I don't think it's tough to monitor that kind of vibration. If they're still grading, have the vibration checked. If a person can feel them, the detectors can definitely pick it up.
 
I can believe the grading operation is casuing the building to vibrate.

A fairly well know case locally is of a hotel's laundry extractor (squeezes the water out of the laundry before it goes to a dryer) vibrating the entire 20 story hotel so bad people could not sleep if they ran it at night. People in large adjacent buildings could feel the vibrations during the day.

The extractor only weighed about 1,000 pounds, but it could get entire buildings vibrating.

Vibrations are a whole different game, and should not be underestimate.

That said, I am not sure why these vibrations would casue cracking in a ceiling. It will be awefully hard to prove the grading was the casue of the cracks.
 
I'm with the other guys. It seems extremely unlikely to me that this operation would cause cracks.

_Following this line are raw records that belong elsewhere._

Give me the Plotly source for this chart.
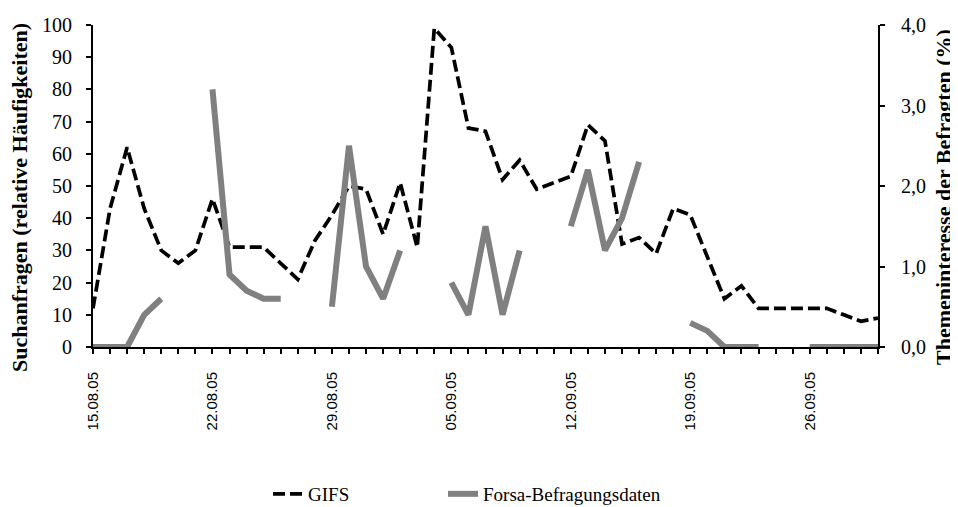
import plotly.graph_objects as go
import pandas as pd

dates = pd.date_range("2005-08-15", "2005-09-30", freq="D")

gifs = [12, 43, 62, 43, 30, 26, 30, 46, 31, 31,
        31, 26, 21, 33, 41, 50, 49, 35, 51, 31,
        99, 93, 68, 67, 52, 58, 49, 51, 53, 69,
        64, 32, 34, 29, 43, 41, 28, 15, 19, 12,
        12, 12, 12, 12, 10, 8, 9]

forsa = [0, 0, 0, 0.4, 0.6, None, None, 3.2, 0.9, 0.7,
         0.6, 0.6, None, None, 0.5, 2.5, 1.0, 0.6, 1.2, None,
         None, 0.8, 0.4, 1.5, 0.4, 1.2, None, None, 1.5, 2.2,
         1.2, 1.6, 2.3, None, None, 0.3, 0.2, 0, 0, 0,
         None, None, 0, 0, 0, 0, 0]

tick_dates = pd.date_range("2005-08-15", "2005-09-26", freq="7D")
tick_labels = [d.strftime("%d.%m.%y") for d in tick_dates]

left_title = "Suchanfragen (relative Häufigkeiten)"
right_title = "Themeninteresse der Befragten (%)"

serif = "Liberation Serif, Times New Roman, serif"
sans = "Liberation Sans, Arial, sans-serif"

fig = go.Figure()
fig.add_trace(go.Scatter(x=dates, y=gifs, name="GIFS", mode="lines",
                         line=dict(color="black", width=3.7, dash="12px,5px"),
                         yaxis="y", legend="legend", showlegend=True))
fig.add_trace(go.Scatter(x=dates, y=forsa, name="Forsa-Befragungsdaten", mode="lines",
                         line=dict(color="#808080", width=6),
                         connectgaps=False, yaxis="y2", legend="legend2", showlegend=True))
# helper trace so the right axis line / tick-mark axis (y3) is drawn
fig.add_trace(go.Scatter(x=[dates[0]], y=[None], yaxis="y3", showlegend=False,
                         hoverinfo="skip", mode="lines"))

axis_common = dict(showgrid=False, zeroline=False, automargin=False)
XDOM = 785 / 807

fig.update_layout(
    width=950, height=499,
    margin=dict(l=85, r=58, t=17, b=160, autoexpand=False),
    plot_bgcolor="white", paper_bgcolor="white",
    separators=",.",
    showlegend=True,
    font=dict(family=serif, size=20, color="black"),
    xaxis=dict(type="date", range=[dates[0], dates[-1]], domain=[0, XDOM],
               tickvals=list(tick_dates), ticktext=tick_labels,
               tickangle=-90, tickfont=dict(family=sans, size=15),
               ticklabelstandoff=12,
               showline=True, linecolor="black", linewidth=2,
               ticks="outside", ticklen=5, tickcolor="black", tickwidth=1.5,
               minor=dict(dtick=86400000, ticks="outside", ticklen=5,
                          tickcolor="black", tickwidth=1.5, showgrid=False),
               layer="below traces", **axis_common),
    yaxis=dict(range=[0, 100], dtick=10, tickfont=dict(size=20),
               ticklabelstandoff=10,
               showline=True, linecolor="black", linewidth=2,
               ticks="outside", ticklen=5, tickcolor="black", tickwidth=1.5,
               **axis_common),
    yaxis2=dict(range=[0, 4], dtick=1, tickformat=".1f", overlaying="y", side="right",
                anchor="free", position=1,
                tickfont=dict(size=20), showline=False, ticks="",
                **axis_common),
    yaxis3=dict(range=[0, 4], dtick=1, overlaying="y", side="right", anchor="x",
                showticklabels=False, showline=True, linecolor="black", linewidth=2,
                ticks="outside", ticklen=5, tickcolor="black", tickwidth=1.5,
                **axis_common),
    legend=dict(orientation="h", x=0.2169, xanchor="left", y=-0.4565, yanchor="middle",
                font=dict(size=19), bgcolor="rgba(0,0,0,0)"),
    legend2=dict(orientation="h", x=0.4337, xanchor="left", y=-0.4565, yanchor="middle",
                 font=dict(size=19), bgcolor="rgba(0,0,0,0)", visible=True),
    annotations=[
        dict(text="<b>" + left_title + "</b>", textangle=-90, xref="paper", yref="paper",
             x=-0.0917, y=0.4658, xanchor="center", yanchor="middle", showarrow=False,
             font=dict(size=22)),
        dict(text="<b>" + right_title + "</b>", textangle=-90, xref="paper", yref="paper",
             x=1.0533, y=0.4658, xanchor="center", yanchor="middle", showarrow=False,
             font=dict(size=22)),
    ],
)

fig.write_html("out.html")
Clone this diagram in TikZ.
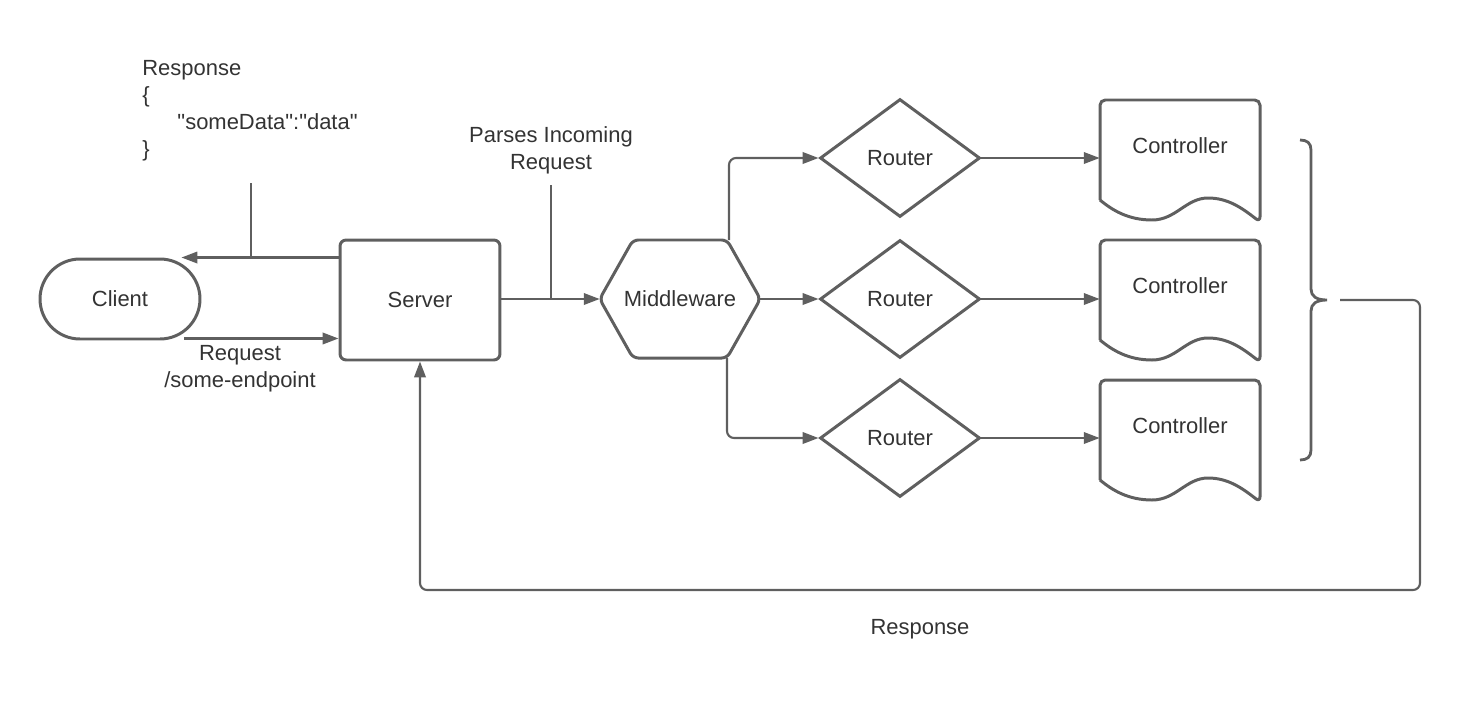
\documentclass[tikz,border=0pt]{standalone}
\usepackage{fontspec}
\setmainfont{Liberation Sans}[Ligatures=TeXOff]
\usetikzlibrary{arrows.meta,shapes.geometric}
\definecolor{lc}{RGB}{95,95,95}
\definecolor{tc}{RGB}{51,51,51}
\begin{document}
\begin{tikzpicture}[x=0.02cm,y=-0.02cm,
  every node/.style={text=tc,font=\fontsize{12.5}{15.3}\selectfont},
  shp/.style={draw=lc,line width=1.7pt},
  conn/.style={draw=lc,line width=1.2pt,-{Triangle[length=9pt,width=6.5pt]}},
  plain/.style={draw=lc,line width=1.2pt},
  txt/.style={inner sep=0pt,align=center}]
\useasboundingbox (0,0) rectangle (1460,700);

% nodes
\node[shp,rounded corners=0.8cm,minimum width=3.2cm,minimum height=1.6cm,inner sep=0pt] (client) at (120,299) {Client};
\node[shp,rounded corners=3.5pt,minimum width=3.2cm,minimum height=2.4cm,inner sep=0pt] (server) at (420,300) {Server};
\node[minimum width=3.2cm,minimum height=2.36cm,inner sep=0pt] (mw) at (680,299) {Middleware};
\draw[shp,rounded corners=3pt] (mw.west) -- (633,240) -- (727,240) -- (mw.east) -- (727,358) -- (633,358) -- cycle;

\foreach \i/\y in {1/158,2/299,3/438}{
  \node[shp,diamond,minimum width=3.2cm,minimum height=2.36cm,inner sep=0pt] (r\i) at (900,\y) {Router};
}
\foreach \i/\y in {1/100,2/240,3/380}{
  \node[minimum width=3.2cm,inner sep=0pt] (c\i) at (1180,\y+46) {Controller};
  \draw[shp] (1100,\y+100) [rounded corners=3pt] -- (1100,\y) -- (1260,\y) -- (1260,\y+122) [sharp corners]
     .. controls (1242,\y+108) and (1228,\y+98) .. (1208,\y+98)
     .. controls (1186,\y+98) and (1176,\y+120) .. (1152,\y+120)
     .. controls (1128,\y+120) and (1112,\y+110) .. (1100,\y+100);
}

% brace
\draw[shp,line width=1.6pt] (1300,140) .. controls (1307,140) and (1311,143) .. (1311,150) -- (1311,289)
   .. controls (1311,296) and (1316,300) .. (1327,300)
   .. controls (1316,300) and (1311,304) .. (1311,311) -- (1311,450)
   .. controls (1311,457) and (1307,460) .. (1300,460);

% labels
\node[inner sep=0pt,align=left,anchor=north west] (resptxt) at (142,60)
  {Response\\\{\\\hspace*{20pt}"someData":"data"\\\}};
\node[txt] (reqtxt) at (240,369) {Request\\/some-endpoint};
\node[txt] (parsetxt) at (551,150) {Parses Incoming\\Request};
\node[txt] (resp2) at (920,629) {Response};

% connectors
\draw[conn] (server.west |- client.north) -- ([xshift=-0.4cm]client.north east);
\draw[conn] ([xshift=-0.34cm,yshift=0.04cm]client.south east) -- ([yshift=0.04cm]server.west |- client.south);
\coordinate (rt) at (251,183);
\draw[plain] (rt) -- (rt |- client.north);

\draw[conn] (server.east |- mw.west) -- (mw.west);
\coordinate (pt) at (551,185);
\draw[plain] (pt) -- (pt |- mw.west);

\coordinate (mwt) at (729,240);
\coordinate (mwb) at (727,358);
\draw[conn,rounded corners=4pt] (mwt) -- (mwt |- r1.west) -- (r1.west);
\draw[conn] (mw.east) -- (r2.west);
\draw[conn,rounded corners=4pt] (mwb) -- (mwb |- r3.west) -- (r3.west);

\foreach \i in {1,2,3}{
  \draw[conn] (r\i.east) -- (r\i.east -| c\i.west);
}

\coordinate (bo) at (1340,300);
\draw[conn,rounded corners=4pt] (bo) -- (1420,300) -- (1420,590) -- (server.south |- 1420,590) -- (server.south);
\end{tikzpicture}
\end{document}
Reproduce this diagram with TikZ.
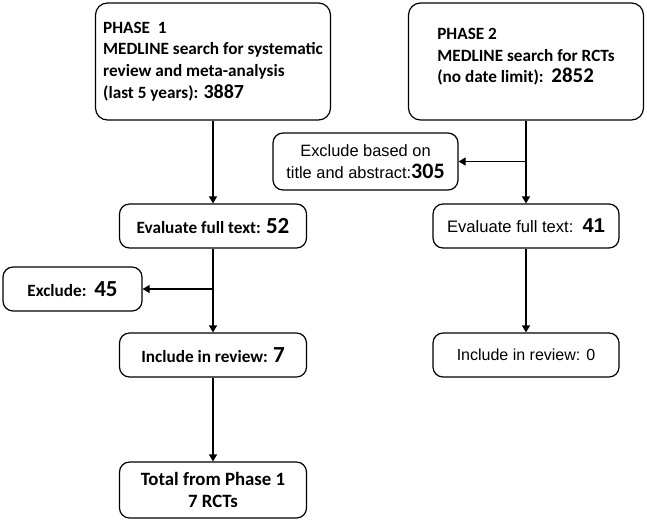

It would be neat to put an accelerometer on the ground and measure the magnitude of the ground accelerations.
 
It is unlikely that damage is resulting from a grading operation. The vibrations from that are relatively low frequency and in order to cause structural damage would require relatively high magnitudes, which the operation is generally not capable of producing.


Monitor the vibration using a sensitive seismograph. These are available for rental and will tell you conclusively that the magnitudes and frequencies are insignificant.

 
Yes, and also look at the cracks very closely. Evidence sometimes exists that would show the cracks to be older than the grading operation:

Paint that dripped or was spread into the crack.
Weathered corners of cracks vs. sharp, feather edges.
Evidence of water leakage and calcium staining from inside the crack.

 
My response just disappeared!

I use a pocket microscope to check the cracks and look for pristine surfaces, discolouration and insect 'stuff' in wider ones.

Often cracks are 'discovered' during/after adjacent construction. Someone notices a crack that wasn't noticed before and then starts looking and finds others.

The photograph shows a building that appears very rigid and stiff and it is unlikely that it was damaged due to the small energy from the grading operation. As Ron notes, the frequency of vibration from the grading would likely be well outside the response spectrum of the building.
 
Good points JAE...I should have mentioned those as well (dik, we're just too slow!)since I recently gave a deposition on exactly that subject, having to do with recent change in railroad traffic and alleged structural damage to 4 buildings. We found cracks with old paint in them. Even one of the windows was cracked and had the building's previous color paint in the crack.
 
That is quite a good sized building. The most common cause of cracking in the underground floors is restraint by the basement walls. The resulting shrinkage cracks are not usually structurally significant, but can be a nuisance if water leaks through the cracks from one parking level to the next. I agree with others that vibration from a grading operation would not cause cracking of the floors.